The aim was to improve the processability and reduce the melt viscosity of well‐known nanocomposites based on polyamide 66 (PA66) and carbon nanotubes (CNT), while keeping the good electrical conductivity gained after the addition of CNT. Thus, a nanocomposite based on PA66 as the thermoplastic matrix and 3% of CNT was selected. At this composition, a percolated network is created and the material is electrically conductive. The approach followed was the addition of graphene nanoplatelets (GNP) of two different lateral sizes to obtain a PA66 nanocomposite with hybrid filler: CNT/GNP. In addition, a third nanocomposite of PA66 with GNP only was prepared for comparison purposes. The rheological characterization determined that adding 1% of GNP of 2 μm particle size decreased the viscosity of the system by 87%. However, the electrical conductivity was diminished to some extent, from 10−5 to 10−9 S cm−1 approximately. The Cross rheology model described successfully the experimental rheological data.

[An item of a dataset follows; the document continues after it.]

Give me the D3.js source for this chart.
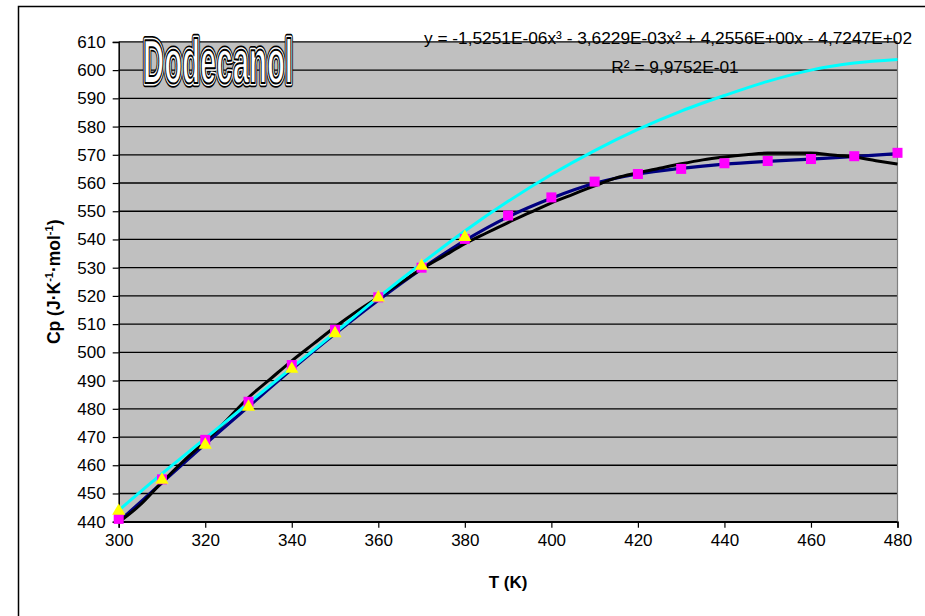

The CNT/GNP nanocomposite exhibited faster relaxations, almost four orders of magnitude, in comparison with the CNT nanocomposite but slower than the GNP nanocomposite. The nanoparticles improved the crystallization ability of PA66 acting as nucleating agents and increasing the PA66 crystallization temperature by almost 10 °C. Self‐nucleation experiments demonstrated a supernucleation feature of the hybrid filler. The nucleation efficiency was about 500%.